During the protracted proceeding in the district court, before the referee and before the court itself, including a de novo hearing, the effect of the court’s restraining order was to prevent the Association from resorting to the right of foreclosure to which it was entitled under the law of Illinois. This procedure strongly suggests the applicability of the language of Circuit Judge Murrah, in Chaffee County Fluorspar Corp. v. Athan, 10 Cir., 169 F.2d 448, 450, that the only asset of the debtor hangs by the thread of the stay order.
3. We are not unaware of the natural effect of prolonged interference with a foreclosure proceeding brought by a savings association, such as appellant in this case. It amounts to a freezing of assets, while it is in effect, a condition which is not consistent with that degree of liquidity requisite in any financial organization engaged in the acceptance of investment of the funds of many members of the public.
We hold that under all the circumstances the district court abused its discretion in continuing the restraining order in effect.

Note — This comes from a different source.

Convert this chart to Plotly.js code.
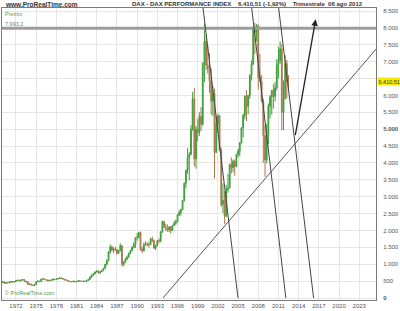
<!DOCTYPE html>
<html><head><meta charset="utf-8">
<script src="https://cdn.plot.ly/plotly-3.0.1.min.js"></script>
<style>html,body{margin:0;padding:0;background:#fff;}#chart{width:400px;height:311px;}</style>
</head><body><div id="chart"></div>
<script>
// Quarterly DAX candles, 1970 Q1 .. 2012 Q3
const startYear = 1970;
const openV = [
470,480,440,455, 445,470,490,470, 490,520,525,510, 536,545,495,480, 400,415,385,370,
401,480,500,485, 563,565,545,530, 509,525,530,560, 549,565,575,600, 575,560,535,520,
498,490,480,500, 480,490,510,500, 490,500,495,520, 552,620,680,720, 774,800,740,780,
820,880,1000,1100, 1366,1510,1420,1450, 1432,1330,1400,1550, 1000,1060,1150,1210, 1328,1400,1500,1590,
1790,1800,1940,1450, 1398,1590,1600,1580, 1578,1750,1700,1480, 1545,1700,1690,1960, 2267,2100,2050,2020,
2107,2000,2150,2210, 2254,2460,2530,2620, 2889,3400,3780,4160, 4250,5000,5900,4120, 5002,4900,5380,5150,
6958,7600,6900,6800, 6434,5830,6060,4310, 5160,5400,4380,2770, 2893,2420,3220,3260, 3965,3860,4050,3890,
4256,4350,4590,5040, 5408,5970,5680,6000, 6597,6920,8000,7860, 8067,6530,6420,5830, 4810,4085,4810,5680,
5957,6150,5970,6230, 6914,7040,7380,5500, 5898,6947,6416];
const highV = [
500,485,465,470, 480,500,495,495, 530,545,530,545, 565,550,505,490, 430,420,395,410,
490,515,510,570, 590,575,555,540, 535,545,570,565, 570,585,610,605, 585,565,545,530,
505,495,505,505, 495,525,515,505, 510,510,525,560, 630,700,735,785, 825,810,790,830,
895,1010,1150,1380, 1590,1560,1500,1520, 1460,1420,1620,1560, 1090,1180,1260,1340, 1420,1540,1650,1800,
1920,1960,1970,1520, 1640,1680,1650,1660, 1780,1820,1730,1580, 1720,1760,1980,2290, 2280,2200,2180,2120,
2130,2160,2290,2320, 2490,2600,2640,2900, 3420,3800,4440,4330, 5120,6100,6220,5100, 5300,5500,5650,6970,
8136,7800,7480,7250, 6800,6280,6200,5400, 5470,5420,4450,3400, 3160,3350,3680,3970, 4160,4100,4100,4270,
4420,4620,5060,5460, 6000,6160,6020,6630, 7040,8060,8150,8120, 8100,7230,6600,5900, 5110,5160,5760,6010,
6160,6340,6390,7080, 7440,7600,7520,6440, 7190,7050,6600];
const lowV = [
455,430,425,435, 440,460,455,465, 485,505,495,505, 525,485,455,390, 390,375,355,360,
395,470,470,480, 550,535,520,500, 500,515,520,540, 540,555,570,565, 550,525,510,490,
480,470,475,470, 470,485,480,480, 485,485,480,510, 545,600,660,700, 760,720,725,770,
810,860,960,1090, 1310,1380,1340,1390, 1280,1300,1390,930, 940,1040,1120,1190, 1300,1390,1470,1480,
1700,1770,1400,1330, 1380,1550,1530,1490, 1570,1650,1450,1420, 1530,1620,1650,1930, 2070,1980,1960,1950,
1900,1990,2130,2160, 2240,2420,2440,2600, 2850,3250,3680,3480, 4230,4950,3900,3830, 4650,4800,4950,5100,
6390,6750,6650,6080, 5430,5380,3540,4300, 4900,4350,2700,2520, 2188,2400,3120,3250, 3690,3720,3620,3880,
4160,4200,4580,4760, 5290,5240,5440,5900, 6440,6900,7230,7600, 6170,6400,5790,4010, 3588,3990,4550,5320,
5430,5610,5820,6150, 6510,6940,4970,4970, 5900,5910,6140];
const closeV = [
480,440,455,445, 470,490,470,490, 520,525,510,536, 545,495,480,400, 415,385,370,401,
480,500,485,563, 565,545,530,509, 525,530,560,549, 565,575,600,575, 560,535,520,498,
490,480,500,480, 490,510,500,490, 500,495,520,552, 620,680,720,774, 800,740,780,820,
880,1000,1100,1366, 1510,1420,1450,1432, 1330,1400,1550,1000, 1060,1150,1210,1328, 1400,1500,1590,1790,
1800,1940,1450,1398, 1590,1600,1580,1578, 1750,1700,1480,1545, 1700,1690,1960,2267, 2100,2050,2020,2107,
2000,2150,2210,2254, 2460,2530,2620,2889, 3400,3780,4160,4250, 5000,5900,4120,5002, 4900,5380,5150,6958,
7600,6900,6800,6434, 5830,6060,4310,5160, 5400,4380,2770,2893, 2420,3220,3260,3965, 3860,4050,3890,4256,
4350,4590,5040,5408, 5970,5680,6000,6597, 6920,8000,7860,8067, 6530,6420,5830,4810, 4085,4810,5680,5957,
6150,5970,6230,6914, 7040,7380,5500,5898, 6947,6416,6410];

// axis ticks
const xTickYears = [1972,1975,1978,1981,1984,1987,1990,1993,1996,1999,2002,2005,2008,2011,2014,2017,2020,2023];
const yTickVals = [0,500,1000,1500,2000,2500,3000,3500,4000,4500,5000,5500,6000,6500,7000,7500,8000,8500];
// 6.500 sits under the yellow last-price label, as in the original
const yTickText = ['<b>0</b>','500','1.000','1.500','2.000','2.500','3.000','3.500','4.000','4.500','<b>5.000</b>','5.500','6.000','','7.000','7.500','8.000','8.500'];

// drawn objects (decimal year, value)
const levelLine = 7993.2;
const lastPrice = 6410.51;
const supportLine = [[1993.84, 0], [2025.6, 7396]];
const downLines = [
  [[1999.79, 8590], [2004.99, 0]],
  [[2007.02, 8590], [2012.10, 0]],
  [[2011.03, 8590], [2016.22, 0]]
];
const arrowPts = [[2013.46, 4778], [2016.53, 8255]];

function decToDate(d){
  const y = Math.floor(d), f = d - y;
  const s = Date.UTC(y,0,1), e = Date.UTC(y+1,0,1);
  return new Date(s + f*(e-s)).toISOString().slice(0,19).replace('T',' ');
}
const dates = closeV.map((_, i) => {
  const y = startYear + Math.floor(i/4), m = (i%4)*3 + 1;
  return y + '-' + String(m).padStart(2,'0') + '-01';
});

const trace = {
  type: 'candlestick', x: dates, open: openV, high: highV, low: lowV, close: closeV,
  increasing: {line: {color: '#3f9e3a', width: 1}, fillcolor: '#52b348'},
  decreasing: {line: {color: '#a8784c', width: 1}, fillcolor: '#c08a55'},
  whiskerwidth: 0, hoverinfo: 'skip', showlegend: false
};

const W = 374, H = 292, L = 2, T = 8;
const px = v => (v - L) / W, py = v => (T + H - v) / H;
const font = 'Liberation Sans, Arial, sans-serif';

const shapes = [
  {type:'line', xref:'paper', yref:'y', x0:0, x1:1, y0:levelLine, y1:levelLine, line:{color:'#9c9c9c', width:3}},
  {type:'line', xref:'x', yref:'y', x0:decToDate(supportLine[0][0]), y0:supportLine[0][1], x1:decToDate(supportLine[1][0]), y1:supportLine[1][1], line:{color:'#555', width:1}}
];
downLines.forEach(l => shapes.push({type:'line', xref:'x', yref:'y', x0:decToDate(l[0][0]), y0:l[0][1], x1:decToDate(l[1][0]), y1:l[1][1], line:{color:'#444', width:1}}));

const layout = {
  width: 400, height: 311,
  margin: {l: L, r: 400 - L - W, t: T, b: 311 - T - H, pad: 0},
  paper_bgcolor: '#fff', plot_bgcolor: '#fff',
  font: {family: font, size: 6, color: '#444'},
  showlegend: false,
  xaxis: {
    type: 'date', range: [decToDate(1969.92), decToDate(2025.49)],
    rangeslider: {visible: false},
    tickmode: 'array', tickvals: xTickYears.map(y => y + '-01-01'), ticktext: xTickYears.map(String),
    showgrid: true, gridcolor: '#e6e6e6', gridwidth: 1,
    showline: true, linecolor: '#7a7a7a', linewidth: 1, mirror: true,
    ticks: '', tickfont: {size: 6, color: '#555'}, zeroline: false, fixedrange: true
  },
  yaxis: {
    side: 'right', range: [-59, 8590],
    tickmode: 'array', tickvals: yTickVals, ticktext: yTickText,
    showgrid: true, gridcolor: '#e6e6e6', gridwidth: 1,
    showline: true, linecolor: '#7a7a7a', linewidth: 1, mirror: true,
    ticks: '', ticklabelstandoff: 5, tickfont: {size: 6, color: '#555'}, zeroline: false, fixedrange: true
  },
  shapes: shapes,
  annotations: [
    {xref:'paper', yref:'paper', x:px(3), y:py(4.5), xanchor:'left', yanchor:'middle', showarrow:false,
     text:'<b>www.ProRealTime.com</b>', font:{size:6.5, color:'#333', family:font}},
    {xref:'paper', yref:'paper', x:px(130), y:py(4.5), xanchor:'left', yanchor:'middle', showarrow:false,
     text:'<b>DAX - DAX PERFORMANCE INDEX    6.410,51 (-1,92%)    Trimestrale  06 ago 2012</b>', font:{size:6, color:'#333', family:font}},
    {xref:'paper', yref:'paper', x:px(3), y:py(13.5), xanchor:'left', yanchor:'middle', showarrow:false,
     text:'Prezzo', font:{size:5.5, color:'#5f9a3c', family:font}},
    {xref:'paper', yref:'paper', x:px(3), y:py(24.5), xanchor:'left', yanchor:'middle', showarrow:false,
     text:'7.993,2', font:{size:5.5, color:'#6a8a5a', family:font}},
    {xref:'paper', yref:'paper', x:px(3), y:py(293), xanchor:'left', yanchor:'middle', showarrow:false,
     text:'© ProRealTime.com', font:{size:5.5, color:'#4f9a3a', family:font}},
    {xref:'paper', yref:'y', x:1, y:lastPrice, xanchor:'left', yanchor:'middle', xshift:1, showarrow:false,
     text:'6.410,51', bgcolor:'#f7ec00', borderpad:0.5, font:{size:5.5, color:'#333', family:font}},
    {xref:'x', yref:'y', axref:'x', ayref:'y', x:decToDate(arrowPts[1][0]), y:arrowPts[1][1],
     ax:decToDate(arrowPts[0][0]), ay:arrowPts[0][1], text:'', showarrow:true,
     arrowhead:2, arrowsize:1, arrowwidth:1.3, arrowcolor:'#222'}
  ]
};

Plotly.newPlot('chart', [trace], layout, {staticPlot: true, displayModeBar: false});
</script></body></html>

For the reasons herein stated, the order of July 31, 1961 continuing the restraining order entered on February 3, 1961, and refusing to vacate that order, is reversed.
Order reversed.
. Hereinafter called the Association.
. Paragraph (h) of § 14 (11 U.S.C.A. § 202(h)) which provides:
“The terms of an extension proposal may extend the time of payment of either or both unsecured debts and secured debts the security for which is in the actual or constructive possession of the debtor or of the custodian or receiver. * * * ” This section is a forerunner of the section relied on by debtor in this case.